| HN Mirror

Y	Hacker News new \| ask \| show \| jobs

by password4321 636 days ago

Is anyone willing to share general guidance on where to draw the line when it comes to using DB configuration to speed things up ( almost "buy") vs. basically doing things manually ("build")? In my limited experience it often falls to app developers because competent DB admins are all getting paid much more to work elsewhere (as mentioned above, it is important to know the DB).

My canonical example is large volumes of data that accrue over time with the most recent accessed most often, where the DB admins can partition things or do partial indexes to keep access fast, but the app developers can move records into a separate archive table sometimes behind the scenes while still supporting things like (eventual) search of the whole data set. (A note here that it feels like a tool could do a lot of the initial heavy lifting to automate splitting one table into many when it makes sense -- perhaps when limited by a cloud DB's missing features)

Another management option sometimes accommodated by the DB vs. doing manually is to store all large blobs/files in their own separate database (filesystem?!) for a different storage configuration etc.

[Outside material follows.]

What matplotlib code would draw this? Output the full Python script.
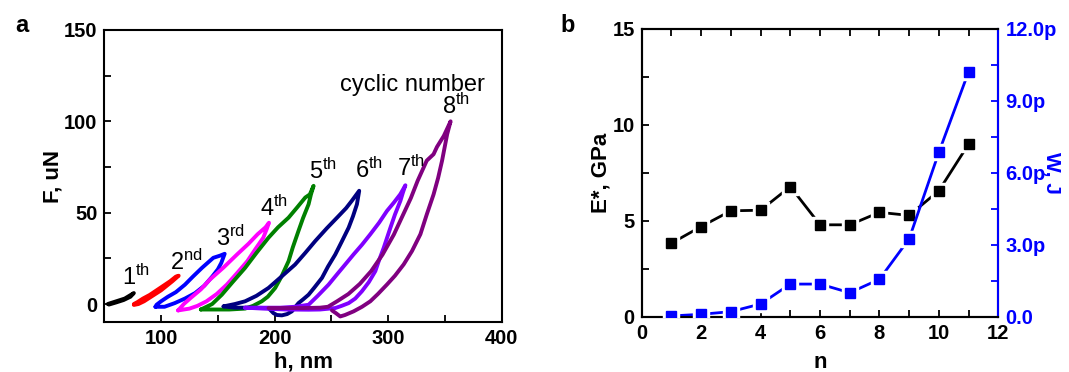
import matplotlib
matplotlib.use("Agg")
import matplotlib.pyplot as plt
from matplotlib.ticker import MultipleLocator

plt.rcParams['font.family'] = ['Liberation Sans', 'DejaVu Sans']
plt.rcParams['mathtext.default'] = 'regular'

# ---------------- Panel a data: load-unload loops (h in nm, F in uN) ----------------
h1 = [53, 58, 63, 68, 72, 76, 73, 67, 60, 54]
F1 = [0, 1, 2, 3, 4.5, 6, 4, 2.2, 0.8, -0.3]

h2 = [76, 80, 85, 90, 95, 100, 105, 110, 115.5, 113, 108, 102, 96, 90, 84, 79, 76]
F2 = [-0.5, 0, 1.5, 3.5, 5.5, 7.5, 10, 12.5, 15.5, 15, 12.5, 10, 7.5, 5, 3, 1, 0]

h3 = [95, 103, 112, 121, 130, 138, 145, 150, 153, 156, 152, 146, 136, 128, 121, 113, 106, 100, 96, 95]
F3 = [-1.5, -1.5, 0.5, 3, 6, 10, 15, 19, 22.5, 27.5, 26.5, 25.3, 19.8, 15, 10.6, 6.5, 4, 1.5, -0.4, -1.5]

h4 = [115, 120, 126, 135, 143, 155, 167, 177, 185, 192, 195, 193, 190, 183, 176, 167, 158, 149, 140, 132, 125, 115]
F4 = [-3.5, 0, 3.3, 8, 13.4, 20, 27.2, 33, 38.2, 42, 44.5, 41, 36.3, 30, 23.5, 17, 10.7, 5.5, 1.5, -1, -2.5, -3.5]

h5 = [135, 145, 153.5, 163, 174, 184, 194.6, 203, 212.3, 220, 227, 231, 234.3, 232, 229.9, 225, 221, 216, 212.3, 206, 200.5, 194, 188.7, 181, 174, 160, 145, 135]
F5 = [-3, 0, 5.1, 12, 19.8, 28, 36.3, 42, 47.3, 53, 58.3, 60, 64.7, 60, 54.6, 47, 40, 31, 23.5, 15, 8.8, 4, 1.5, -1, -2.5, -3, -3, -3]

h6 = [155, 165, 174, 184, 194.6, 206, 218, 227, 235.8, 246, 256.4, 263, 268, 274.5, 272.5, 269, 265.2, 259, 253.4, 247, 241.7, 235, 229.9, 225, 221, 218, 215.2, 211, 206.4, 202, 199, 194.6, 180, 165, 155]
F6 = [-1.3, 0, 1.5, 4.5, 8.8, 15, 21.6, 28, 34.5, 41.5, 48.2, 52.5, 56.5, 62, 54.6, 48, 41.8, 34, 27.1, 20.5, 14.3, 9, 5.1, 2.5, 0.5, -1.8, -4, -5.5, -6.2, -6, -5, -2.2, -2, -2, -1.3]

h7 = [174, 190, 205, 218, 229.9, 238, 247.5, 254.9, 262, 269.6, 277, 284.3, 292, 299, 305, 310.7, 315.2, 313, 310.8, 306, 302, 296.1, 292, 288.7, 283, 276.9, 271, 265.2, 259, 253.4, 240, 229.9, 210, 190, 174]
F7 = [-2, -2, -2, -1.5, -0.4, 4.5, 10.6, 16.2, 21.5, 27.2, 32.5, 38.2, 44.5, 51, 55.5, 60.1, 65, 61, 56.5, 49, 41.8, 30.8, 24, 18, 12, 7, 3, 0.5, -1, -2.2, -3, -3.1, -3, -2.5, -2]

h8 = [194.6, 210, 225, 240, 247, 255, 265, 275, 285, 295, 305, 314, 320, 326, 334, 340, 343, 349, 355, 352, 347.5, 344, 340, 334, 328.4, 321, 313.7, 306, 299, 291, 284.3, 277, 269.6, 262, 257.8, 254, 250.5]
F8 = [-2.2, -2.2, -2.2, -2, -1.5, 1.5, 5.5, 11, 18, 27, 38, 50, 58, 67.5, 78.5, 82, 86, 92, 100, 93, 78.5, 69, 60, 49, 38.2, 29, 21.7, 15.5, 10.7, 5.5, 1.5, -1.5, -4, -6, -6.8, -5, -3.5]

loops = [(h1, F1), (h2, F2), (h3, F3), (h4, F4), (h5, F5), (h6, F6), (h7, F7), (h8, F8)]
loop_colors = ['#000000', '#FF0000', '#0000FF', '#FF00FF', '#008000', '#000080', '#8000FF', '#800080']

cycle_labels = [r'$1^{th}$', r'$2^{nd}$', r'$3^{rd}$', r'$4^{th}$', r'$5^{th}$', r'$6^{th}$', r'$7^{th}$', r'$8^{th}$']
label_h = [66, 108, 148, 187, 230, 271, 308, 347.5]
label_F = [10.3, 18.9, 31.7, 48.2, 68.4, 69.3, 70.2, 103.8]

# ---------------- Panel b data ----------------
n = [1, 2, 3, 4, 5, 6, 7, 8, 9, 10, 11]
E_star = [3.83, 4.7, 5.52, 5.55, 6.78, 4.79, 4.79, 5.44, 5.28, 6.57, 9.0]
W_pJ = [0.03, 0.1, 0.21, 0.53, 1.36, 1.36, 1.0, 1.56, 3.25, 6.86, 10.22]
W_ticks = [0, 3, 6, 9, 12]
W_ticklabels = ['0.0', '3.0p', '6.0p', '9.0p', '12.0p']

fig = plt.figure(figsize=(10.69, 3.72), dpi=100)

TICK_FS = 14.5
LAB_FS = 16

# ---------------- Panel a ----------------
axa = fig.add_axes([0.0976, 0.1336, 0.3717, 0.7858])
for (hh, FF), c in zip(loops, loop_colors):
    axa.plot(hh, FF, color=c, lw=2.8, solid_joinstyle='round', solid_capstyle='round')
axa.set_xlim(50, 400)
axa.set_ylim(-10, 150)
axa.xaxis.set_major_locator(MultipleLocator(100))
axa.xaxis.set_minor_locator(MultipleLocator(50))
axa.yaxis.set_major_locator(MultipleLocator(50))
axa.yaxis.set_minor_locator(MultipleLocator(25))
axa.tick_params(which='both', direction='in', top=False, right=False, width=1.3)
axa.tick_params(which='major', length=5, labelsize=TICK_FS, pad=5)
axa.tick_params(which='minor', length=5)
for lab in axa.get_xticklabels() + axa.get_yticklabels():
    lab.set_fontweight('bold')
for s in axa.spines.values():
    s.set_linewidth(1.5)
axa.set_xlabel('h, nm', fontsize=LAB_FS, fontweight='bold', labelpad=2)
axa.set_ylabel('F, uN', fontsize=LAB_FS, fontweight='bold', labelpad=0)
for t, x, y in zip(cycle_labels, label_h, label_F):
    axa.text(x, y, t, fontsize=17, ha='left', va='baseline')
axa.text(257.8, 116.6, 'cyclic number', fontsize=17, ha='left', va='baseline')
fig.text(0.014, 0.915, 'a', fontsize=17, fontweight='bold')

# ---------------- Panel b ----------------
axb = fig.add_axes([0.6003, 0.1487, 0.3336, 0.7734])
axb.plot(n, E_star, color='black', lw=2, zorder=2)
axb.plot(n, E_star, ls='none', marker='s', ms=11, color='white', zorder=3)
axb.plot(n, E_star, ls='none', marker='s', ms=7, color='black', zorder=4)
axb.set_xlim(0, 12)
axb.set_ylim(0, 15)
axb.xaxis.set_major_locator(MultipleLocator(2))
axb.xaxis.set_minor_locator(MultipleLocator(1))
axb.yaxis.set_major_locator(MultipleLocator(5))
axb.yaxis.set_minor_locator(MultipleLocator(2.5))
axb.tick_params(which='both', direction='in', top=True, right=False, width=1.3, length=5)
axb.tick_params(which='major', labelsize=TICK_FS, pad=5)
for lab in axb.get_xticklabels() + axb.get_yticklabels():
    lab.set_fontweight('bold')
for s in axb.spines.values():
    s.set_linewidth(1.5)
axb.set_xlabel('n', fontsize=LAB_FS, fontweight='bold', labelpad=7)
axb.set_ylabel('E*, GPa', fontsize=LAB_FS, fontweight='bold', labelpad=1)

axw = axb.twinx()
axw.plot(n, W_pJ, color='#0000FF', lw=2, zorder=2)
axw.plot(n, W_pJ, ls='none', marker='s', ms=11, color='white', zorder=3)
axw.plot(n, W_pJ, ls='none', marker='s', ms=7, color='#0000FF', zorder=4)
axw.set_ylim(0, 12)
axw.set_yticks(W_ticks)
axw.set_yticklabels(W_ticklabels)
axw.yaxis.set_minor_locator(MultipleLocator(1.5))
axw.tick_params(axis='y', which='both', direction='in', colors='#0000FF', width=1.3, length=5)
axw.tick_params(axis='y', which='major', labelsize=TICK_FS, pad=5)
for lab in axw.get_yticklabels():
    lab.set_fontweight('bold')
for s in axw.spines.values():
    s.set_linewidth(1.5)
axw.spines['right'].set_color('#0000FF')
axw.set_ylabel('W, J', fontsize=15, fontweight='bold', color='#0000FF', rotation=270, labelpad=1)
axw.yaxis.set_label_coords(1.175, 0.5)
fig.text(0.524, 0.915, 'b', fontsize=17, fontweight='bold')

fig.savefig('out.png', dpi=100)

I imagine it can go as far as basically implementing an index manually: one massive table with just an auto-incrementing primary key but tons of columns then setting up a table with that ID and a few searchable columns (including up to going full text search/vectors I guess).

Edit: one useful tip manually implementing the Materialized View pattern with MSSQL 2016+: use partition switching as well explained and implemented by https://github.com/cajuncoding/SqlBulkHelpers?tab=readme-ov-... (incidentally the most commercially useful out-SEO'd tiny-star-count library I've ever found, focused on bulk inserts into MSSQL using .NET). I think this is a good example of drawing the buy/build line in the right place with the automation of the partition switching.